Repeat exactly the lines running from the first line of the data to the line containing "from matplotlib.patches import Rectangle", both ends included, and nothing else; drop the pictures.

Start Dataset section

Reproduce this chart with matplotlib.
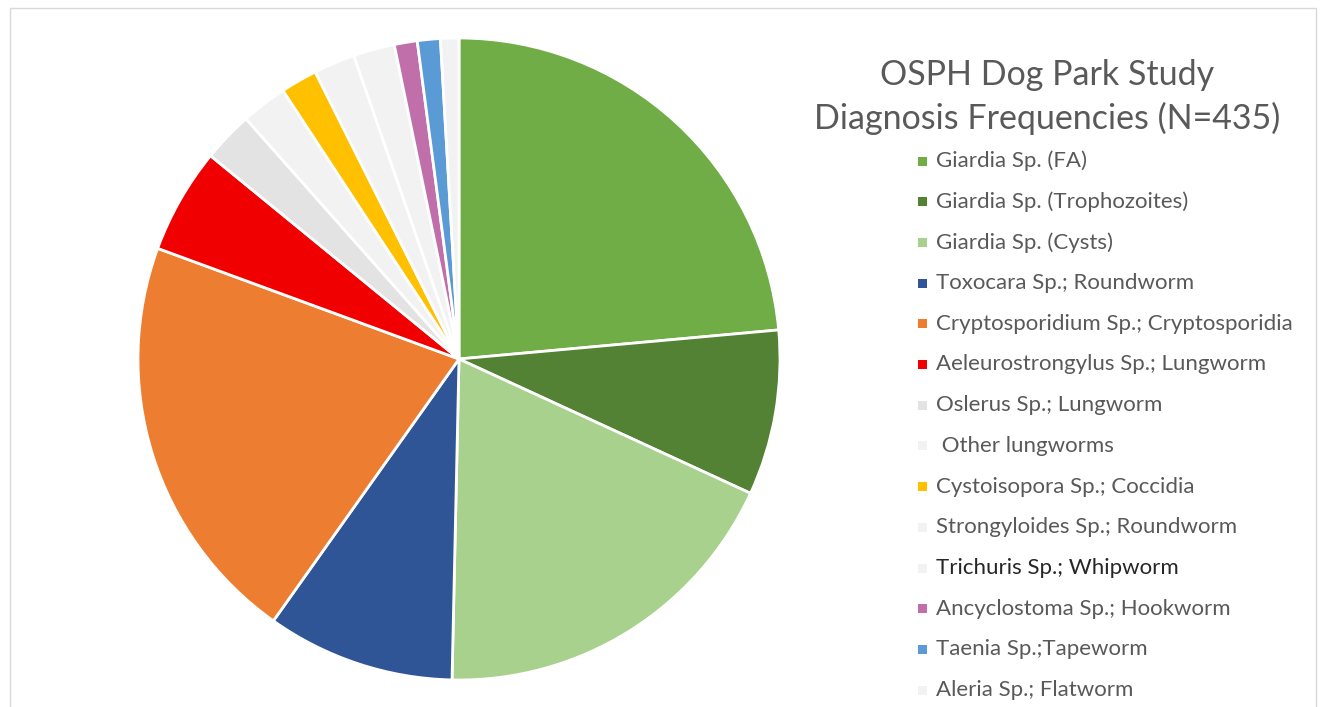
import matplotlib
matplotlib.use("Agg")
import matplotlib.pyplot as plt
from matplotlib.patches import Rectangle

# Datos (frecuencias estimadas)
labels = ["Giardia Sp. (FA)", "Giardia Sp. (Trophozoites)", "Giardia Sp. (Cysts)",
          "Toxocara Sp.; Roundworm", "Cryptosporidium Sp.; Cryptosporidia",
          "Aeleurostrongylus Sp.; Lungworm", "Oslerus Sp.; Lungworm", " Other lungworms",
          "Cystoisopora Sp.; Coccidia", "Strongyloides Sp.; Roundworm",
          "Trichuris Sp.; Whipworm", "Ancyclostoma Sp.; Hookworm",
          "Taenia Sp.;Tapeworm", "Aleria Sp.; Flatworm"]
counts = [102, 36, 80, 41, 90, 23, 11, 10, 8, 9, 9, 5, 5, 4]
colors = ["#70AD47", "#548235", "#A9D18E", "#2F5597", "#ED7D31", "#F00000",
          "#E3E3E3", "#F2F2F2", "#FFC000", "#F2F2F2", "#F2F2F2", "#C06FAA",
          "#5B9BD5", "#F2F2F2"]
title = "OSPH Dog Park Study\nDiagnosis Frequencies (N=435)"

W, H = 1325, 707
fig = plt.figure(figsize=(W / 100, H / 100), dpi=100)

# marco gris
fig.patches.append(Rectangle((10 / W, -0.1), 1306 / W, 1.1 - 8 / H,
                             transform=fig.transFigure, fill=False,
                             edgecolor="#D9D9D9", linewidth=1))

# Pie
cx, cy, r = 459, 359, 321
ax = fig.add_axes([(cx - r) / W, (H - cy - r) / H, 2 * r / W, 2 * r / H])
ax.pie(counts, colors=colors, startangle=90, counterclock=False, radius=1,
       wedgeprops=dict(edgecolor="white", linewidth=2))
ax.set_xlim(-1, 1)
ax.set_ylim(-1, 1)
ax.set_aspect("equal")
ax.axis("off")

# Titulo
fig.text(1047 / W, 1 - 97 / H, title, ha="center", va="center",
         fontsize=24.5, color="#595959", family="Lato", linespacing=1.38)

# Leyenda
for i, (lab, col) in enumerate(zip(labels, colors)):
    y = 1 - (161 + i * 40.7) / H
    fig.patches.append(Rectangle((918 / W, y - 4.5 / H), 9 / W, 9 / H,
                                 transform=fig.transFigure, facecolor=col,
                                 edgecolor="none"))
    tcol = "#262626" if lab.startswith("Trichuris") else "#595959"
    fig.text(936 / W, y, lab, ha="left", va="center", fontsize=16,
             color=tcol, family="Lato")

fig.savefig("out.png", dpi=100)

End Dataset section

Task output:
Reproduce this chart with matplotlib.
import matplotlib
matplotlib.use("Agg")
import matplotlib.pyplot as plt
from matplotlib.patches import Rectangle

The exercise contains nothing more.